At some portions of the voyage the flotilla seemed to be steaming through the primeval forest. The bayou was but a few feet wider than the gunboats, and its banks were lined by gnarled and knotted old veterans of the forest,—live oaks, sycamore, and tupelo gum trees that had stood in majestic dignity on the banks of the dark and sullen stream for centuries. Sometimes majestic vistas would open; broad avenues carpeted with velvet turf, and walled in by the massive tree trunks, extending from the banks of the stream far back into the country. Again, the stately forests would be replaced by fields of waving corn or rice, with the tops of a row of negro cabins or the columned front of a planter's house showing in the distance. Then, as the flotilla steamed on, this fair prospect would disappear, and be replaced by noisome cypress brakes, hung thick with the funereal Spanish moss, and harboring beneath the black water many a noxious reptile.
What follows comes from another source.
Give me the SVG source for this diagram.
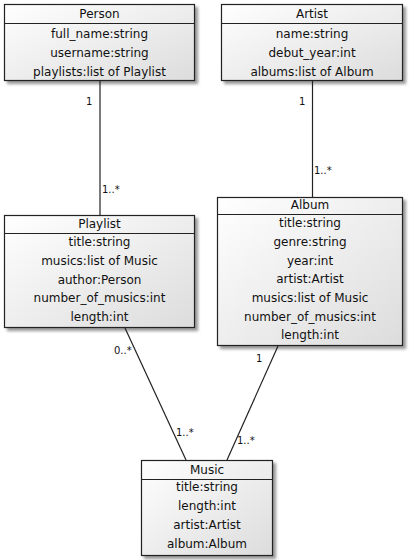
<svg xmlns="http://www.w3.org/2000/svg" width="413" height="560" viewBox="0 0 413 560">
<defs>
<linearGradient id="g" x1="0" y1="0" x2="1" y2="1">
<stop offset="0" stop-color="#ffffff"/>
<stop offset="1" stop-color="#dcdcdc"/>
</linearGradient>
<filter id="sh" x="-10%" y="-10%" width="130%" height="130%">
<feGaussianBlur in="SourceAlpha" stdDeviation="1.5"/>
<feOffset dx="3" dy="3" result="b"/>
<feComponentTransfer><feFuncA type="linear" slope="0.4"/></feComponentTransfer>
<feMerge><feMergeNode/><feMergeNode in="SourceGraphic"/></feMerge>
</filter>
</defs>
<style>
.box{fill:url(#g);stroke:#222;stroke-width:1.2}
.sep{stroke:#222;stroke-width:1.2}
text{font-family:"DejaVu Sans",sans-serif;font-size:12px;fill:#111;text-anchor:middle}
.lbl{font-size:10px;text-anchor:start}
.conn{stroke:#222;stroke-width:1.2;fill:none}
</style>
<rect width="413" height="560" fill="#fff"/>
<g id="Person">
<rect class="box" x="4.5" y="4.5" width="190" height="76" filter="url(#sh)"/>
<line class="sep" x1="4.5" y1="23.5" x2="194.5" y2="23.5"/>
<text x="99.5" y="18">Person</text>
<text x="99.5" y="38">full_name:string</text>
<text x="99.5" y="57">username:string</text>
<text x="99.5" y="76">playlists:list of Playlist</text>
</g>
<g id="Artist">
<rect class="box" x="221.5" y="4.5" width="181" height="76" filter="url(#sh)"/>
<line class="sep" x1="221.5" y1="23.5" x2="402.5" y2="23.5"/>
<text x="312" y="18">Artist</text>
<text x="312" y="38">name:string</text>
<text x="312" y="57">debut_year:int</text>
<text x="312" y="76">albums:list of Album</text>
</g>
<g id="Playlist">
<rect class="box" x="4.5" y="215.5" width="190" height="112" filter="url(#sh)"/>
<line class="sep" x1="4.5" y1="233.5" x2="194.5" y2="233.5"/>
<text x="99.5" y="228">Playlist</text>
<text x="99.5" y="246">title:string</text>
<text x="99.5" y="265">musics:list of Music</text>
<text x="99.5" y="284">author:Person</text>
<text x="99.5" y="302">number_of_musics:int</text>
<text x="99.5" y="321">length:int</text>
</g>
<g id="Album">
<rect class="box" x="217.5" y="197.5" width="185" height="148" filter="url(#sh)"/>
<line class="sep" x1="217.5" y1="214.5" x2="402.5" y2="214.5"/>
<text x="310" y="209">Album</text>
<text x="310" y="227">title:string</text>
<text x="310" y="246">genre:string</text>
<text x="310" y="265">year:int</text>
<text x="310" y="283">artist:Artist</text>
<text x="310" y="302">musics:list of Music</text>
<text x="310" y="321">number_of_musics:int</text>
<text x="310" y="339">length:int</text>
</g>
<g id="Music">
<rect class="box" x="141.5" y="460.5" width="131" height="95" filter="url(#sh)"/>
<line class="sep" x1="141.5" y1="479.5" x2="272.5" y2="479.5"/>
<text x="207" y="474">Music</text>
<text x="207" y="491">title:string</text>
<text x="207" y="510">length:int</text>
<text x="207" y="529">artist:Artist</text>
<text x="207" y="548">album:Album</text>
</g>
<g id="connectors">
<line class="conn" x1="100" y1="81" x2="100" y2="215"/>
<line class="conn" x1="312.5" y1="81" x2="312.5" y2="197"/>
<line class="conn" x1="125" y1="328" x2="186" y2="460"/>
<line class="conn" x1="278" y1="346" x2="227" y2="460"/>
<text class="lbl" x="86" y="105">1</text>
<text class="lbl" x="102" y="193">1..*</text>
<text class="lbl" x="299" y="105">1</text>
<text class="lbl" x="314" y="174">1..*</text>
<text class="lbl" x="114" y="354">0..*</text>
<text class="lbl" x="176" y="436">1..*</text>
<text class="lbl" x="256" y="362">1</text>
<text class="lbl" x="237" y="444">1..*</text>
</g>
</svg>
So through the ever-changing scenery the gunboats moved along, making but little progress, but meeting with no serious obstacle, until one morning there appeared on a bit of high ground, some yards in advance of the leading gunboat, an army officer mounted on an old white horse. It was Gen. Sherman, and his troops were in camp near by. He greeted the naval forces cheerily, and, rallying Porter on the amphibious service into which his gunboats had been forced, warned him that he would soon have not a smokestack standing, nor a boat left at the davits.